I am looking at building a Chinese style Greenhouse with a wooden frame. I am not going to try and do a roll-up curtain on the outside, but will build inter-Greenhouses for the tropical plants if I need it.
Is there any reason why a basic lean-to with a straight sloping roof and straight walls is not as good a shape as any other?
Does steep roof pitch or slanting side walls really maximise sun exposure to plants if the floor area is the same? I can't logically see why they would. They may maximise the ratio of sunlight to air inside the greenhouse by a little bit. (I know that plastic sheedt left directly on plants can burn them within a hour, so there is some importance in this).
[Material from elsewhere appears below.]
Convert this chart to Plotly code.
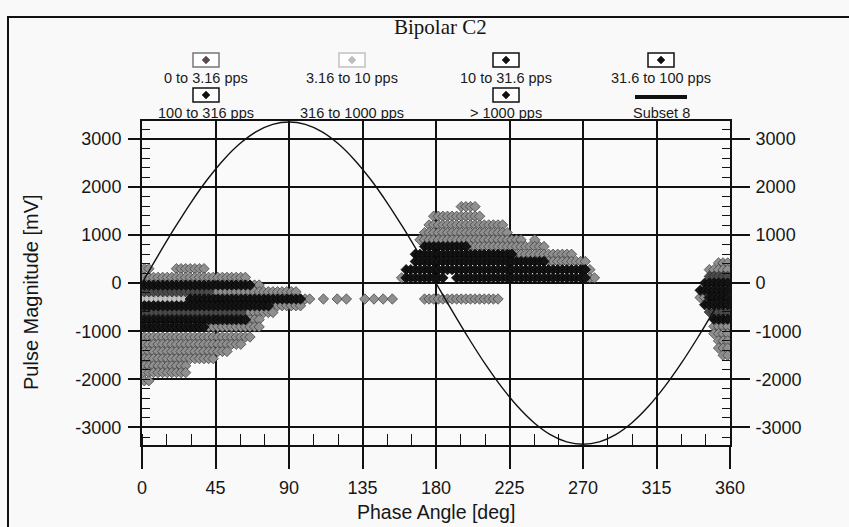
import plotly.graph_objects as go

# ---------------- data ----------------
PHASE_BIN_DEG = 2.8125  # phase resolution of the PD pattern

# run-length encoded rows: (magnitude mV, first phase deg, last phase deg)
SEG_0_TO_3_16 = [
    (300, 0, 4), (300, 20, 31), (300, 34, 38),
    (120, 0, 64),
    (-40, 66, 72),
    (-180, 40, 93),
    (-330, 97, 104), (-330, 112, 112), (-330, 119, 119), (-330, 125, 125),
    (-330, 136, 136), (-330, 141, 141), (-330, 147, 147), (-330, 153, 153),
    (-330, 172, 219),
    (-470, 76, 97),
    (-610, 60, 81),
    (-760, 63, 72),
    (-910, 38, 71),
    (-1120, 0, 67),
    (-1270, 0, 60),
    (-1420, 0, 52),
    (-1570, 0, 43),
    (-1720, 0, 28),
    (-1860, 0, 17), (-1860, 22, 28),
    (-2030, 0, 5),
    (1590, 196, 204),
    (1390, 178, 207),
    (1210, 175, 222),
    (1050, 173, 224),
    (900, 171, 233), (900, 241, 241),
    (760, 197, 246),
    (600, 225, 262),
    (450, 247, 271),
    (280, 271, 273),
    (110, 159, 163), (110, 272, 278),
    (420, 353, 360),
    (280, 348, 360),
    (-300, 343, 347),
    (-900, 350, 360),
    (-1050, 351, 360),
    (-1200, 352, 360),
    (-1350, 353, 360),
    (-1500, 355, 360),
]
SEG_3_16_TO_10 = [
    (-330, 0, 29),
]
SEG_10_TO_31_6 = [
    (-180, 0, 40),
    (-610, 0, 60),
    (140, 346, 360),
    (-600, 346, 360),
]
SEG_31_6_TO_100 = [
    (-40, 0, 66),
    (-330, 29, 97),
    (-470, 0, 76),
    (-760, 0, 63),
    (-910, 0, 38),
    (760, 173, 197),
    (600, 167, 225),
    (450, 166, 247),
    (280, 163, 271),
    (110, 163, 183), (110, 193, 272),
    (0, 344, 360),
    (-150, 343, 360),
    (-300, 347, 360),
    (-450, 345, 360),
    (-750, 349, 360),
]

SINE_PHASE = list(range(0, 361, 10))
SINE_MV = [0, 582, 1146, 1675, 2153, 2566, 2901, 3148, 3299, 3350,
           3299, 3148, 2901, 2566, 2153, 1675, 1146, 582, 0,
           -582, -1146, -1675, -2153, -2566, -2901, -3148, -3299, -3350,
           -3299, -3148, -2901, -2566, -2153, -1675, -1146, -582, 0]

X_TICKS = [0, 45, 90, 135, 180, 225, 270, 315, 360]
Y_TICKS = [-3000, -2000, -1000, 0, 1000, 2000, 3000]

LEGEND_LABELS = ["0 to 3.16 pps", "3.16 to 10 pps", "10 to 31.6 pps", "31.6 to 100 pps",
                 "100 to 316 pps", "316 to 1000 pps", "> 1000 pps", "Subset 8"]

TITLE = "Bipolar C2"

# ---------------- layout geometry ----------------
W, H = 849, 527
ML, MR, MT, MB = 142, 119, 121, 82
PW, PH = W - ML - MR, H - MT - MB
Y_RANGE = [-3365, 3370]


def px2x(px):
    return (px - ML) / PW


def py2y(py):
    return (H - MB - py) / PH


def expand(segs):
    xs, ys = [], []
    half = PHASE_BIN_DEG / 2
    for mag, a, b in segs:
        k0 = round((a - half) / PHASE_BIN_DEG)
        k1 = round((b - half) / PHASE_BIN_DEG)
        for k in range(max(k0, 0), min(k1, 127) + 1):
            xs.append(half + k * PHASE_BIN_DEG)
            ys.append(mag)
    return xs, ys


fig = go.Figure()

series = [
    (SEG_3_16_TO_10, "#c4c4c4", "#8a8a8a"),
    (SEG_0_TO_3_16, "#8f8f8f", "#3a3a3a"),
    (SEG_10_TO_31_6, "#4a4a4a", "#222222"),
    (SEG_31_6_TO_100, "#141414", "#000000"),
]
for segs, fill, edge in series:
    xs, ys = expand(segs)
    fig.add_trace(go.Scatter(
        x=xs, y=ys, mode="markers", yaxis="y", showlegend=False,
        marker=dict(symbol="diamond", size=8, color=fill, line=dict(color=edge, width=0.7)),
        hoverinfo="skip"))

fig.add_trace(go.Scatter(
    x=SINE_PHASE, y=SINE_MV, mode="lines", yaxis="y2", showlegend=False,
    line=dict(color="#111111", width=1.4, shape="spline", smoothing=1.0), hoverinfo="skip"))

SANS = "Liberation Sans, Arial, sans-serif"
tickfont = dict(family=SANS, size=18, color="#161616")

fig.update_layout(
    width=W, height=H,
    margin=dict(l=ML, r=MR, t=MT, b=MB, pad=0),
    paper_bgcolor="#f9f9f9", plot_bgcolor="#fafafa",
    showlegend=False,
    xaxis=dict(range=[0, 360], tickvals=X_TICKS, ticktext=[str(v) for v in X_TICKS],
               showgrid=True, gridcolor="#111111", gridwidth=1.6, zeroline=False,
               ticks="outside", ticklen=22, tickwidth=1.6, tickcolor="#111111",
               showline=True, linecolor="#111111", linewidth=2, mirror=True,
               minor=dict(dtick=15, tick0=0, ticks="inside", ticklen=11, tickwidth=1.2,
                          tickcolor="#111111", showgrid=False),
               tickfont=tickfont, ticklabelstandoff=3, fixedrange=True),
    yaxis=dict(range=Y_RANGE, tickvals=Y_TICKS, ticktext=[str(v) for v in Y_TICKS],
               showgrid=True, gridcolor="#111111", gridwidth=1.6, zeroline=False,
               ticks="outside", ticklen=12, tickwidth=1.6, tickcolor="#111111",
               showline=True, linecolor="#111111", linewidth=2,
               minor=dict(dtick=200, tick0=0, ticks="inside", ticklen=8, tickwidth=1.2,
                          tickcolor="#111111", showgrid=False),
               tickfont=tickfont, ticklabelstandoff=3, fixedrange=True),
    yaxis2=dict(range=Y_RANGE, overlaying="y", side="right", anchor="x",
                tickvals=Y_TICKS, ticktext=[str(v) for v in Y_TICKS],
                showgrid=False, zeroline=False,
                ticks="outside", ticklen=18, tickwidth=1.6, tickcolor="#111111",
                showline=True, linecolor="#111111", linewidth=2,
                minor=dict(dtick=200, tick0=0, ticks="inside", ticklen=8, tickwidth=1.2,
                           tickcolor="#111111", showgrid=False),
                tickfont=tickfont, ticklabelstandoff=2, fixedrange=True),
)

shapes = []
annotations = []

# outer frame of the picture
shapes.append(dict(type="rect", xref="paper", yref="paper",
                   x0=px2x(8), x1=px2x(860), y0=py2y(540), y1=py2y(17),
                   line=dict(color="#111111", width=2), fillcolor="rgba(0,0,0,0)", layer="above"))

# title
annotations.append(dict(text=TITLE, xref="paper", yref="paper", x=px2x(440), y=py2y(27),
                        xanchor="center", yanchor="middle", showarrow=False,
                        font=dict(family="Liberation Serif, Times New Roman, serif", size=21,
                                  color="#151515")))

# axis titles
annotations.append(dict(text="Pulse Magnitude [mV]", xref="paper", yref="paper",
                        x=px2x(31), y=py2y(292), textangle=-90, xanchor="center", yanchor="middle",
                        showarrow=False, font=dict(family=SANS, size=20, color="#161616")))
annotations.append(dict(text="Phase Angle [deg]", xref="paper", yref="paper",
                        x=px2x(436), y=py2y(512), xanchor="center", yanchor="middle",
                        showarrow=False, font=dict(family=SANS, size=19.5, color="#161616")))

# legend (custom, 2 rows x 4 columns)
COL_X = [206, 352, 506, 661]
ICON_Y = [60, 95]
LABEL_Y = [78, 113]
icon_styles = [
    ("#777777", "#5a4a4a"), ("#c2c2c2", "#bdbdbd"), ("#111111", "#111111"), ("#111111", "#111111"),
    ("#111111", "#111111"), (None, None), ("#111111", "#111111"), ("line", "#111111"),
]
for i, label in enumerate(LEGEND_LABELS):
    r, c = divmod(i, 4)
    cx, cy = COL_X[c], ICON_Y[r]
    box, dia = icon_styles[i]
    if box == "line":
        shapes.append(dict(type="line", xref="paper", yref="paper",
                           x0=px2x(cx - 26), x1=px2x(cx + 26), y0=py2y(cy + 2), y1=py2y(cy + 2),
                           line=dict(color=dia, width=4)))
    elif box is not None:
        shapes.append(dict(type="rect", xref="paper", yref="paper",
                           x0=px2x(cx - 13), x1=px2x(cx + 13), y0=py2y(cy + 7), y1=py2y(cy - 7),
                           line=dict(color=box, width=1.5), fillcolor="#ffffff"))
        d = 4
        path = "M {} {} L {} {} L {} {} L {} {} Z".format(
            px2x(cx - d), py2y(cy), px2x(cx), py2y(cy - d), px2x(cx + d), py2y(cy), px2x(cx), py2y(cy + d))
        shapes.append(dict(type="path", xref="paper", yref="paper", path=path,
                           line=dict(color=dia, width=0.5), fillcolor=dia))
    annotations.append(dict(text=label, xref="paper", yref="paper", x=px2x(cx), y=py2y(LABEL_Y[r]),
                            xanchor="center", yanchor="middle", showarrow=False,
                            font=dict(family=SANS, size=14.5, color="#1a1a1a")))

fig.update_layout(shapes=shapes, annotations=annotations)

fig.write_html("out.html")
Because these will be used also as valuable living space, having adequate roof height is important. (our three bedroom house is 100m2 / 1000ft2 and we also use it as home office/factory for multiple buinrsses.)
EDIT
This is the suncharts for 100km away/
https://www.wgtn.ac.nz/architecture/centres/cbpr/resources/pdfs/wlg_sunpath.pdf
We also have an average max in our hotest month of 23C / 73F and the highest on record is 31C/81F, so sweet potato, eggplant, melons etc really need extra heat as well even in mid-summer. One market garden even grows their sweetcorn in a tunnel house in summer! The house already has a 1m overhang on the sunfacing side, that shades summer sun. I am happy for the greenhouse to get full sun in summer and just vent out the excess.